The authors noted that, after the interaction, the optically generated superposition of momentum states evolves into a train of attosecond electron pulses. Their results reveal the potential of quantum control for the precision structuring of electron densities, with possible applications ranging from ultrafast electron spectroscopy and microscopy to accelerator science and free-electron lasers.
Using a pulsed-beam transmission electron microscope, the authors discovered a reduction in damage to methylammonium lead iodide (MAPbI3) as compared to conventional beams delivered at the same dose rates. For rates as low as 0.001 eÅ−2s−1, we find up to a 17% reduction in damage at a total dose of 10 eÅ−2. They systematically studied the effects of number of electrons in each pulse and the duration between pulse arrival. Damage increases for both, though the number of electrons per pulse has a larger effect. A crossover is identified, where a pulsed beam causes more damage than a conventional one. Although qualitatively similar to previous findings, the degree to which damage is reduced in MAPbI3 is less than that observed for other materials, supporting the hypothesis that the effects are material- and damage-mechanism-dependent.

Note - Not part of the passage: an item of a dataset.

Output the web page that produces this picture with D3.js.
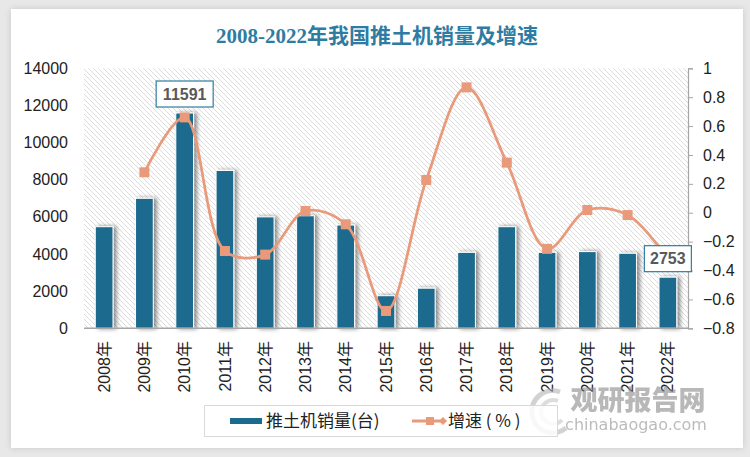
<!DOCTYPE html>
<html>
<head>
<meta charset="utf-8">
<script src="https://cdn.jsdelivr.net/npm/d3@7"></script>
<style>
html,body{margin:0;padding:0;background:#e8e8e8;}
svg{display:block;}
</style>
</head>
<body>
<svg id="chart" width="750" height="457"></svg>
<script>
const categories = ["2008年","2009年","2010年","2011年","2012年","2013年","2014年","2015年","2016年","2017年","2018年","2019年","2020年","2021年","2022年"];
const sales = [5470, 7000, 11591, 8500, 6000, 6060, 5560, 1755, 2160, 4090, 5470, 4090, 4130, 4040, 2753];
const growth = [null, 0.28, 0.66, -0.265, -0.29, 0.012, -0.08, -0.68, 0.227, 0.868, 0.347, -0.25, 0.019, -0.016, -0.318];
const leftTicks = [0, 2000, 4000, 6000, 8000, 10000, 12000, 14000];
const rightTicks = [-0.8, -0.6, -0.4, -0.2, 0, 0.2, 0.4, 0.6, 0.8, 1];
const labeledIdx = [2, 14];
const title = "2008-2022年我国推土机销量及增速";
const legendNames = ["推土机销量(台)", "增速 ( % )"];

const barColor = "#1c6a8e", lineColor = "#e99a7b", titleColor = "#2f7ca2";
const svg = d3.select("#chart");
const M = {left: 84, right: 688, top: 68.3, bottom: 328.3};

const defs = svg.append("defs");
const pat = defs.append("pattern").attr("id","hatch").attr("patternUnits","userSpaceOnUse")
  .attr("width",5).attr("height",5);
pat.append("rect").attr("width",5).attr("height",5).attr("fill","#ffffff");
pat.append("path").attr("d","M-1,-1 L6,6 M-1,4 L1,6 M4,-1 L6,1").attr("stroke","#dcdcdc").attr("stroke-width",1);
const sh = defs.append("filter").attr("id","shadow").attr("x","-50%").attr("y","-10%").attr("width","200%").attr("height","120%");
sh.append("feDropShadow").attr("dx",3).attr("dy",0).attr("stdDeviation",2).attr("flood-color","#000").attr("flood-opacity",0.45);
const cshadow = defs.append("filter").attr("id","cshadow").attr("x","-5%").attr("y","-5%").attr("width","110%").attr("height","110%");
cshadow.append("feDropShadow").attr("dx",0).attr("dy",0).attr("stdDeviation",3).attr("flood-color","#000").attr("flood-opacity",0.15);

// card
svg.append("rect").attr("x",11).attr("y",9).attr("width",732).attr("height",439).attr("fill","#fff").attr("filter","url(#cshadow)");

// title
svg.append("text").attr("x",377).attr("y",43).attr("text-anchor","middle")
  .attr("font-family","'Liberation Serif','Noto Sans CJK SC',serif").attr("font-size",21).attr("font-weight","bold")
  .attr("fill",titleColor).text(title);

const x = d3.scaleBand().domain(categories).range([M.left, M.right]).paddingInner(0.56).paddingOuter(0.28);
const yL = d3.scaleLinear().domain([0,14000]).range([M.bottom, M.top]);
const yR = d3.scaleLinear().domain([-0.8,1]).range([M.bottom, M.top]);

// plot area hatch
svg.append("rect").attr("x",M.left).attr("y",M.top).attr("width",M.right-M.left).attr("height",M.bottom-M.top).attr("fill","url(#hatch)");

// bars
svg.append("g").selectAll("rect").data(sales).join("rect")
  .attr("x",(d,i)=>x(categories[i])).attr("width",x.bandwidth())
  .attr("y",d=>yL(d)).attr("height",d=>yL(0)-yL(d))
  .attr("fill",barColor).attr("stroke","#ffffff").attr("stroke-width",1)
  .attr("filter","url(#shadow)");

// bottom axis line
svg.append("line").attr("x1",M.left).attr("x2",M.right).attr("y1",M.bottom).attr("y2",M.bottom).attr("stroke","#a6a6a6").attr("stroke-width",1.5);

// left axis
const gL = svg.append("g").attr("transform",`translate(${M.left},0)`)
  .call(d3.axisLeft(yL).tickValues(leftTicks).tickSize(0).tickPadding(16).tickFormat(d3.format("d")));
gL.select(".domain").remove();
gL.selectAll("text").attr("font-family","'Liberation Sans',Arial,sans-serif").attr("font-size",16).attr("fill","#222");

// right axis
const gR = svg.append("g").attr("transform",`translate(${M.right},0)`)
  .call(d3.axisRight(yR).tickValues(rightTicks).tickSize(5).tickPadding(10).tickFormat(d=>d3.format("")(+d.toFixed(1))));
gR.select(".domain").attr("stroke","#a6a6a6").attr("stroke-width",1.2);
gR.selectAll("line").attr("stroke","#a6a6a6");
gR.selectAll("text").attr("font-family","'Liberation Sans',Arial,sans-serif").attr("font-size",16).attr("fill","#222");

// x labels
svg.append("g").selectAll("text").data(categories).join("text")
  .attr("transform",d=>`translate(${x(d)+x.bandwidth()/2},341) rotate(-90)`)
  .attr("text-anchor","end").attr("dy","0.35em")
  .attr("font-family","'Liberation Sans','Noto Sans CJK SC',sans-serif").attr("font-size",16).attr("fill","#222")
  .text(d=>d);

// line
const cx = i => x(categories[i]) + x.bandwidth()/2;
const line = d3.line().defined(d=>d!==null).x((d,i)=>cx(i)).y(d=>yR(d)).curve(d3.curveCatmullRom.alpha(0.5));
svg.append("path").datum(growth).attr("d",line).attr("fill","none").attr("stroke",lineColor).attr("stroke-width",2.75);
svg.append("g").selectAll("rect").data(growth.map((v,i)=>({v,i})).filter(d=>d.v!==null)).join("rect")
  .attr("x",d=>cx(d.i)-5).attr("y",d=>yR(d.v)-5).attr("width",10).attr("height",10).attr("fill",lineColor);

// watermark (behind legend, over chart)
const wm = svg.append("g").attr("opacity",0.6);
wm.append("path").attr("d","M560,392 A21,21 0 1 0 566,428").attr("fill","none").attr("stroke","#b5b5b5").attr("stroke-width",5);
wm.append("path").attr("d","M558,401 A12,12 0 1 0 562,420").attr("fill","none").attr("stroke","#c8c8c8").attr("stroke-width",4);
wm.append("text").attr("x",638).attr("y",410).attr("text-anchor","middle")
  .attr("font-family","'Noto Sans CJK SC',sans-serif").attr("font-size",27).attr("font-weight","900").attr("fill","#8a8a8a").text("观研报告网");
wm.append("text").attr("x",636).attr("y",430).attr("text-anchor","middle")
  .attr("font-family","'DejaVu Sans',sans-serif").attr("font-size",16).attr("fill","#8f8f8f").text("chinabaogao.com");

// value labels
const lab = svg.append("g");
labeledIdx.forEach(i=>{
  const isLast = i === categories.length-1;
  const bx = cx(i);
  const by = isLast ? yR(growth[i]) : 94;
  const w = i===2 ? 57 : 47, h = 26;
  lab.append("rect").attr("x",bx-w/2).attr("y",by-h/2).attr("width",w).attr("height",h)
    .attr("fill","#fff").attr("stroke","#2f7ca2").attr("stroke-width",1.2);
  lab.append("text").attr("x",bx).attr("y",by).attr("dy","0.36em").attr("text-anchor","middle")
    .attr("font-family","'Liberation Sans',Arial,sans-serif").attr("font-size",16).attr("font-weight","bold")
    .attr("fill","#595959").text(sales[i]);
});

// legend
const lg = svg.append("g");
lg.append("rect").attr("x",204.5).attr("y",405.5).attr("width",353).attr("height",31).attr("fill","#fff").attr("fill-opacity",0.85).attr("stroke","#d9d9d9");
lg.append("rect").attr("x",230).attr("y",418).attr("width",32).attr("height",6).attr("fill",barColor);
lg.append("text").attr("x",266).attr("y",421).attr("dy","0.36em")
  .attr("font-family","'Noto Sans CJK SC',sans-serif").attr("font-size",17).attr("fill","#222").text(legendNames[0]);
lg.append("line").attr("x1",412).attr("x2",445).attr("y1",421).attr("y2",421).attr("stroke",lineColor).attr("stroke-width",3);
lg.append("rect").attr("x",426).attr("y",417).attr("width",8).attr("height",8).attr("fill",lineColor);
lg.append("path").attr("d","M443,417 L447,421 L443,425 L439,421 Z").attr("fill",lineColor);
lg.append("text").attr("x",448).attr("y",421).attr("dy","0.36em")
  .attr("font-family","'Noto Sans CJK SC',sans-serif").attr("font-size",17).attr("fill","#222").text(legendNames[1]);
</script>
</body>
</html>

Despite this, the observation here of damage reduction for relatively large electron packets (up to 200 electrons per pulse) suggests that MAPbI3 is in fact less susceptible to irradiation than C36H74, which may be related to reported self-healing effects. This work provides insights into damage processes and durability in hybrid perovskites and also illustrates the viability of using pulsed-beam TEM to explore the associated molecular-level routes to degradation, analogous to laser-accelerated energetic pulsed electron beams and the study of damage to biomolecules, cells, and tissues in radiobiology.